"""

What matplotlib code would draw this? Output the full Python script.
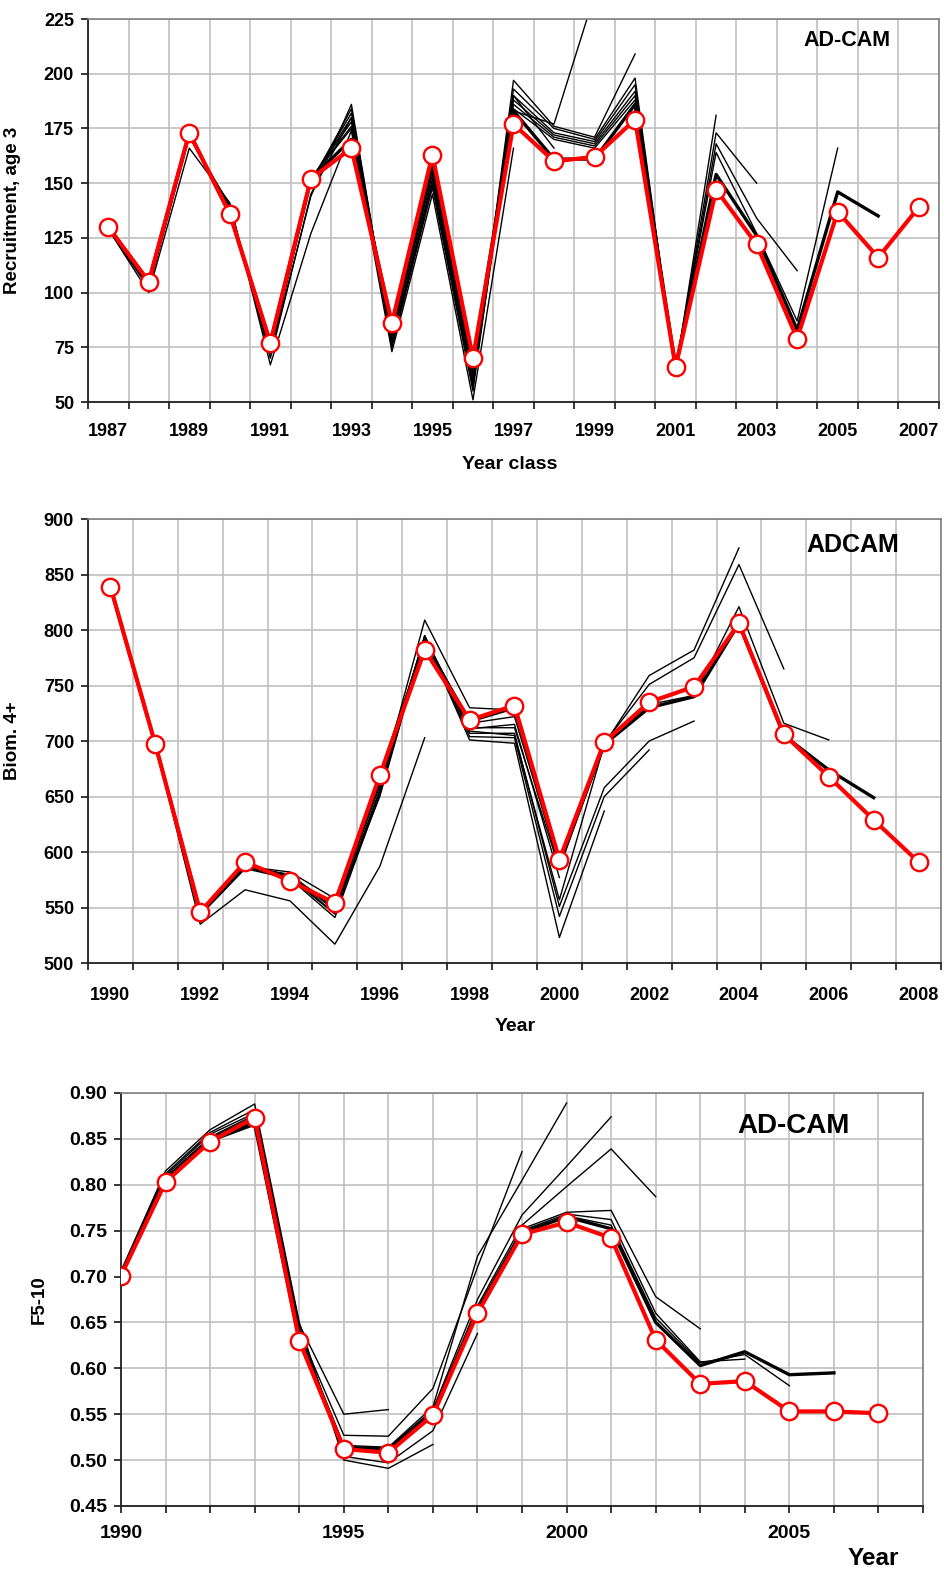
import numpy as np
import matplotlib
matplotlib.use("Agg")
import matplotlib.pyplot as plt

plt.rcParams['font.family'] = ['Liberation Sans', 'DejaVu Sans']
plt.rcParams['font.weight'] = 'bold'

# ---------------- Recruitment, age 3 (year classes 1987-2007)
rec_years = list(range(1987, 2008))
rec_final = [130, 105, 173, 136, 77, 152, 166, 86, 163, 70, 177, 160, 162, 179, 66, 147, 122, 79, 137, 116, 139]
rec_r97 = [129, 100, 166, 141, 67, 127, 174, 73, 145, 51, 166]
rec_r98 = [129, 102, 171, 140, 70, 145, 180, 75, 148, 55, 190, 166]
rec_r99 = [129, 103, 172, 139, 72, 144, 186, 76, 150, 58, 183, 177, 236]
rec_r00 = [129, 103, 172, 138, 73, 150, 184, 77, 150, 57, 197, 176, 171, 209]
rec_r01 = [129, 103, 172, 138, 74, 151, 182, 78, 152, 59, 193, 175, 170, 198, 62]
rec_r02 = [129, 104, 172, 137, 75, 151, 180, 80, 154, 61, 190, 173, 169, 195, 64, 181]
rec_r03 = [130, 104, 173, 137, 75, 152, 178, 81, 156, 63, 188, 172, 168, 192, 65, 173, 150]
rec_r04 = [130, 104, 173, 137, 76, 152, 176, 82, 157, 64, 186, 171, 167, 190, 65, 168, 134, 110]
rec_r05 = [130, 105, 173, 136, 76, 152, 175, 84, 158, 66, 184, 170, 166, 188, 66, 164, 127, 87, 166]
rec_r06 = [130, 105, 173, 136, 77, 152, 170, 85, 160, 68, 183, 161, 161, 186, 66, 154, 126, 83, 146, 135]
rec_retro = [rec_r97, rec_r98, rec_r99, rec_r00, rec_r01, rec_r02, rec_r03, rec_r04, rec_r05]

# ---------------- Biomass 4+ (1990-2008)
bio_years = list(range(1990, 2009))
bio_final = [839, 697, 546, 591, 574, 554, 669, 782, 719, 732, 593, 699, 735, 749, 806, 706, 668, 629, 591]
bio_r97 = [839, 697, 535, 566, 556, 517, 587, 703]
bio_r98 = [839, 697, 544, 586, 580, 548, 650, 793, 716]
bio_r99 = [839, 697, 545, 587, 582, 558, 660, 809, 730, 728]
bio_r00 = [839, 697, 544, 586, 578, 545, 655, 795, 711, 715, 577]
bio_r01 = [839, 697, 543, 585, 576, 541, 652, 793, 701, 698, 523, 637]
bio_r02 = [839, 697, 544, 586, 577, 544, 656, 794, 704, 703, 542, 650, 692]
bio_r03 = [839, 697, 545, 587, 578, 548, 660, 795, 707, 707, 551, 658, 700, 718]
bio_r04 = [839, 697, 545, 588, 579, 550, 662, 794, 709, 705, 557, 697, 759, 782, 874]
bio_r05 = [839, 697, 546, 588, 579, 551, 664, 793, 712, 712, 585, 698, 751, 775, 859, 765]
bio_r06 = [839, 697, 546, 589, 577, 552, 666, 791, 716, 722, 588, 697, 733, 741, 821, 716, 701]
bio_r07 = [839, 697, 546, 590, 575, 553, 668, 788, 718, 730, 590, 697, 730, 740, 806, 705, 674, 649]
bio_retro = [bio_r97, bio_r98, bio_r99, bio_r00, bio_r01, bio_r02, bio_r03, bio_r04, bio_r05, bio_r06]

# ---------------- F5-10 (1990-2007)
f_years = list(range(1990, 2008))
f_final = [0.701, 0.803, 0.847, 0.873, 0.630, 0.512, 0.508, 0.549, 0.660, 0.746, 0.759, 0.742,
           0.631, 0.583, 0.586, 0.553, 0.553, 0.551]
f_r96 = [0.705, 0.810, 0.855, 0.878, 0.648, 0.550, 0.555]
f_r97 = [0.706, 0.815, 0.860, 0.888, 0.650, 0.500, 0.491, 0.517]
f_r98 = [0.705, 0.812, 0.857, 0.882, 0.645, 0.504, 0.497, 0.532, 0.638]
f_r99 = [0.704, 0.808, 0.852, 0.876, 0.640, 0.527, 0.526, 0.578, 0.710, 0.836]
f_r00 = [0.704, 0.807, 0.851, 0.874, 0.637, 0.516, 0.514, 0.558, 0.722, 0.805, 0.889]
f_r01 = [0.703, 0.806, 0.850, 0.872, 0.635, 0.515, 0.513, 0.555, 0.675, 0.767, 0.820, 0.874]
f_r02 = [0.703, 0.806, 0.850, 0.870, 0.633, 0.514, 0.512, 0.553, 0.668, 0.756, 0.798, 0.839, 0.787]
f_r03 = [0.702, 0.805, 0.849, 0.869, 0.632, 0.513, 0.511, 0.552, 0.665, 0.752, 0.770, 0.772, 0.678, 0.643]
f_r04 = [0.702, 0.805, 0.849, 0.868, 0.632, 0.513, 0.511, 0.552, 0.664, 0.750, 0.768, 0.762, 0.660, 0.607, 0.610]
f_r05 = [0.702, 0.804, 0.848, 0.866, 0.631, 0.513, 0.511, 0.551, 0.663, 0.748, 0.766, 0.756, 0.655, 0.606, 0.615, 0.581]
f_r06 = [0.702, 0.804, 0.848, 0.866, 0.631, 0.513, 0.510, 0.551, 0.662, 0.748, 0.765, 0.752, 0.650, 0.603, 0.618, 0.593, 0.595]
f_retro = [f_r96, f_r97, f_r98, f_r99, f_r00, f_r01, f_r02, f_r03, f_r04, f_r05]

RED = '#ff0000'
GRID = '#c0c0c0'


def style(ax):
    ax.set_facecolor('white')
    ax.set_axisbelow(True)
    ax.grid(True, which='major', color=GRID, lw=1.2)
    for s in ['top', 'right']:
        ax.spines[s].set_color('#808080')
        ax.spines[s].set_linewidth(1.2)
    for s in ['left', 'bottom']:
        ax.spines[s].set_color('#202020')
        ax.spines[s].set_linewidth(1.3)
    ax.tick_params(which='major', direction='out', length=5, width=1.1, labelsize=13, pad=5)


def draw(ax, xs, retro, thick, final):
    for line in retro:
        ax.plot(xs[:len(line)], line, color='black', lw=1.0, zorder=2)
    ax.plot(xs[:len(thick)], thick, color='black', lw=2.4, zorder=3)
    ax.plot(xs[:len(final)], final, color=RED, lw=3.0, marker='o', ms=12.5,
            mfc='white', mec=RED, mew=1.7, zorder=4)


def cat_axis(ax, years, shown, pad):
    n = len(years)
    ax.set_xlim(-0.5, n - 0.5)
    ax.set_xticks(np.arange(-0.5, n, 1))
    ax.set_xticklabels([])
    ax.set_xticks(np.arange(n), minor=True)
    ax.set_xticklabels([str(y) if y in shown else '' for y in years], minor=True)
    ax.tick_params(axis='x', which='minor', length=0, labelsize=13, pad=pad)


fig = plt.figure(figsize=(9.44, 15.71), dpi=100)

# ---- panel 1
ax1 = fig.add_axes([0.0932, 0.7441, 0.9015, 0.2438])
style(ax1)
x1 = np.arange(len(rec_years))
draw(ax1, x1, rec_retro, rec_r06, rec_final)
cat_axis(ax1, rec_years, range(1987, 2008, 2), 15)
ax1.set_ylim(50, 225)
ax1.set_yticks(np.arange(50, 226, 25))
ax1.set_ylabel('Recruitment, age 3', fontsize=13.5, fontweight='bold')
ax1.yaxis.set_label_coords(-0.079, 0.5)
ax1.text(0.496, -0.162, 'Year class', transform=ax1.transAxes, ha='center', va='center', fontsize=14)
ax1.text(0.892, 0.944, 'AD-CAM', transform=ax1.transAxes, ha='center', va='center', fontsize=15.5)

# ---- panel 2
ax2 = fig.add_axes([0.0932, 0.3870, 0.9036, 0.2826])
style(ax2)
x2 = np.arange(len(bio_years))
draw(ax2, x2, bio_retro, bio_r07, bio_final)
cat_axis(ax2, bio_years, range(1990, 2009, 2), 17)
ax2.set_ylim(500, 900)
ax2.set_yticks(np.arange(500, 901, 50))
ax2.set_ylabel('Biom. 4+', fontsize=13.5, fontweight='bold')
ax2.yaxis.set_label_coords(-0.0785, 0.5)
ax2.text(0.5006, -0.143, 'Year', transform=ax2.transAxes, ha='center', va='center', fontsize=14)
ax2.text(0.896, 0.941, 'ADCAM', transform=ax2.transAxes, ha='center', va='center', fontsize=18)

# ---- panel 3
ax3 = fig.add_axes([0.1282, 0.0414, 0.8496, 0.2629])
style(ax3)
draw(ax3, np.array(f_years), f_retro, f_r06, f_final)
ax3.set_xlim(1990, 2008)
ax3.set_xticks(np.arange(1990, 2009, 1))
ax3.set_xticklabels([str(y) if y % 5 == 0 else '' for y in range(1990, 2009)])
ax3.tick_params(axis='x', labelsize=14, pad=9)
ax3.set_ylim(0.45, 0.90)
ax3.set_yticks(np.arange(0.45, 0.901, 0.05))
ax3.set_yticklabels(['%.2f' % v for v in np.arange(0.45, 0.901, 0.05)], fontsize=14)
ax3.set_ylabel('F5-10', fontsize=13.5, fontweight='bold')
ax3.yaxis.set_label_coords(-0.091, 0.5)
ax3.text(0.938, -0.128, 'Year', transform=ax3.transAxes, ha='center', va='center', fontsize=17.5)
ax3.text(0.838, 0.92, 'AD-CAM', transform=ax3.transAxes, ha='center', va='center', fontsize=20)

fig.savefig('out.png', dpi=100, facecolor='white')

"""

Copy out all lines that carry the word "draw".

What matplotlib code would draw this? Output the full Python script.
def draw(ax, xs, retro, thick, final):
draw(ax1, x1, rec_retro, rec_r06, rec_final)
draw(ax2, x2, bio_retro, bio_r07, bio_final)
draw(ax3, np.array(f_years), f_retro, f_r06, f_final)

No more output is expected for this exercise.